=== OBJECTIVE ===
Leaving out every picture, copy the lines of the data exactly, from the first through the line containing "import plotly.graph_objects as go".

=== DATA SEGMENT ===
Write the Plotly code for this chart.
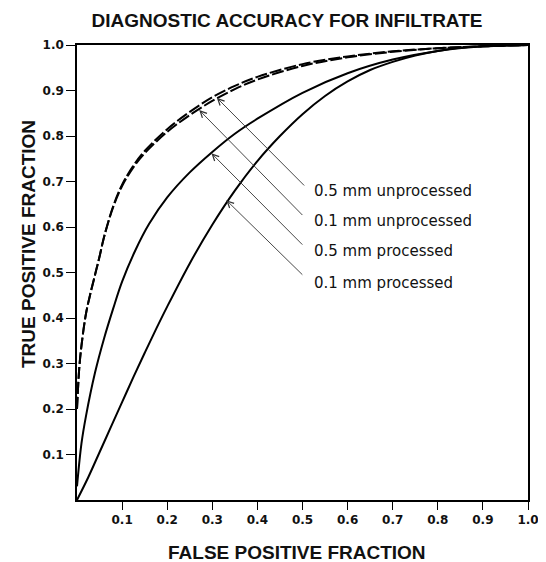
import plotly.graph_objects as go

# ---- data ----
fpf_dash = [0, 0.005, 0.01, 0.02, 0.03, 0.04, 0.05, 0.06, 0.08, 0.1, 0.125, 0.15, 0.2, 0.25,
            0.3, 0.35, 0.4, 0.5, 0.6, 0.7, 0.8, 0.9, 1.0]
tpf_05_unproc = [0.2, 0.29, 0.34, 0.41, 0.455, 0.495, 0.535, 0.578, 0.645, 0.693, 0.735, 0.767, 0.815,
                 0.853, 0.885, 0.91, 0.93, 0.958, 0.975, 0.986, 0.993, 0.997, 1.0]
tpf_01_unproc = [0.2, 0.29, 0.34, 0.41, 0.455, 0.495, 0.535, 0.578, 0.643, 0.69, 0.731, 0.762, 0.809,
                 0.846, 0.877, 0.903, 0.924, 0.954, 0.973, 0.985, 0.993, 0.997, 1.0]

fpf_mid = [0, 0.01, 0.02, 0.04, 0.06, 0.08, 0.1, 0.13, 0.16, 0.2, 0.25, 0.3, 0.35, 0.4,
           0.5, 0.6, 0.7, 0.8, 0.9, 1.0]
tpf_05_proc = [0.03, 0.125, 0.185, 0.28, 0.355, 0.42, 0.48, 0.55, 0.607, 0.665, 0.72, 0.765, 0.805,
               0.838, 0.895, 0.938, 0.968, 0.987, 0.997, 1.0]

fpf_low = [0, 0.025, 0.05, 0.075, 0.1, 0.125, 0.15, 0.175, 0.2, 0.25, 0.3, 0.35, 0.4, 0.45, 0.5,
           0.55, 0.6, 0.65, 0.7, 0.75, 0.8, 0.85, 0.9, 1.0]
tpf_01_proc = [0, 0.05, 0.105, 0.16, 0.215, 0.27, 0.323, 0.375, 0.425, 0.52, 0.605, 0.68, 0.745,
               0.8, 0.848, 0.888, 0.92, 0.945, 0.963, 0.977, 0.987, 0.994, 0.997, 1.0]

tick_vals = [0.1, 0.2, 0.3, 0.4, 0.5, 0.6, 0.7, 0.8, 0.9, 1.0]
tick_text = ["0.1", "0.2", "0.3", "0.4", "0.5", "0.6", "0.7", "0.8", "0.9", "1.0"]

labels = ["0.5 mm unprocessed", "0.1 mm unprocessed", "0.5 mm processed", "0.1 mm processed"]
arrow_tip_x = [0.31, 0.271, 0.298, 0.331]
arrow_tip_y = [0.884, 0.857, 0.762, 0.659]
arrow_tail_x = [0.507, 0.503, 0.503, 0.503]
arrow_tail_y = [0.688, 0.623, 0.558, 0.492]
label_x = [0.521, 0.521, 0.521, 0.521]
label_y = [0.680, 0.614, 0.548, 0.478]

# page body has an 8px default margin; compensate so the plot lands where the reference has it
OFF = 8
W, H = 546 - OFF, 562 - OFF

# ---- figure ----
fig = go.Figure()
dash_style = dict(color="black", width=2, dash="12px,3px")
solid_style = dict(color="black", width=2)
fig.add_trace(go.Scatter(x=fpf_dash, y=tpf_05_unproc, mode="lines", line=dash_style,
                         line_shape="spline", name=labels[0]))
fig.add_trace(go.Scatter(x=fpf_dash, y=tpf_01_unproc, mode="lines", line=dash_style,
                         line_shape="spline", name=labels[1]))
fig.add_trace(go.Scatter(x=fpf_mid, y=tpf_05_proc, mode="lines", line=solid_style,
                         line_shape="spline", name=labels[2]))
fig.add_trace(go.Scatter(x=fpf_low, y=tpf_01_proc, mode="lines", line=solid_style,
                         line_shape="spline", name=labels[3]))

for i, lab in enumerate(labels):
    fig.add_annotation(x=arrow_tip_x[i], y=arrow_tip_y[i], ax=arrow_tail_x[i], ay=arrow_tail_y[i],
                       xref="x", yref="y", axref="x", ayref="y", text="", showarrow=True,
                       arrowhead=5, arrowsize=1.4, arrowwidth=0.9, arrowcolor="#333")
    fig.add_annotation(x=label_x[i], y=label_y[i], xref="x", yref="y", text=lab,
                       showarrow=False, xanchor="left", yanchor="middle",
                       font=dict(family="DejaVu Sans", size=15, color="#111"))

fig.add_annotation(x=(297 - 77) / 451, y=-(552 - 500) / 455, xref="paper", yref="paper",
                   text="FALSE POSITIVE FRACTION", showarrow=False, xanchor="center", yanchor="middle",
                   font=dict(family="Liberation Sans", size=19, color="#111", weight="bold"))
fig.add_annotation(x=(28 - 77) / 451, y=(500 - 244) / 455, xref="paper", yref="paper",
                   text="TRUE POSITIVE FRACTION", showarrow=False, textangle=-90,
                   xanchor="center", yanchor="middle",
                   font=dict(family="Liberation Sans", size=19, color="#111", weight="bold"))

axis_common = dict(range=[0, 1], showgrid=False, zeroline=False, showline=True, linecolor="black",
                   linewidth=1.5, mirror=True, ticks="outside", tickcolor="black", tickwidth=1.3,
                   tickvals=tick_vals, ticktext=tick_text, automargin=False,
                   tickfont=dict(family="DejaVu Sans", size=12, color="#111", weight="bold"))
fig.update_xaxes(**axis_common, ticklen=8)
fig.update_yaxes(**axis_common, ticklen=9)

fig.update_layout(
    width=W, height=H,
    margin=dict(l=77 - OFF, r=18, t=45 - OFF, b=62, autoexpand=False),
    paper_bgcolor="white", plot_bgcolor="white",
    showlegend=False,
    title=dict(text="DIAGNOSTIC ACCURACY FOR INFILTRATE", x=(287 - OFF) / W, xanchor="center",
               y=1 - (20 - OFF) / H, yanchor="middle",
               font=dict(family="Liberation Sans", size=19, color="#111", weight="bold")),
)

fig.write_html("out.html")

=== FULL OUTPUT ===
Write the Plotly code for this chart.
import plotly.graph_objects as go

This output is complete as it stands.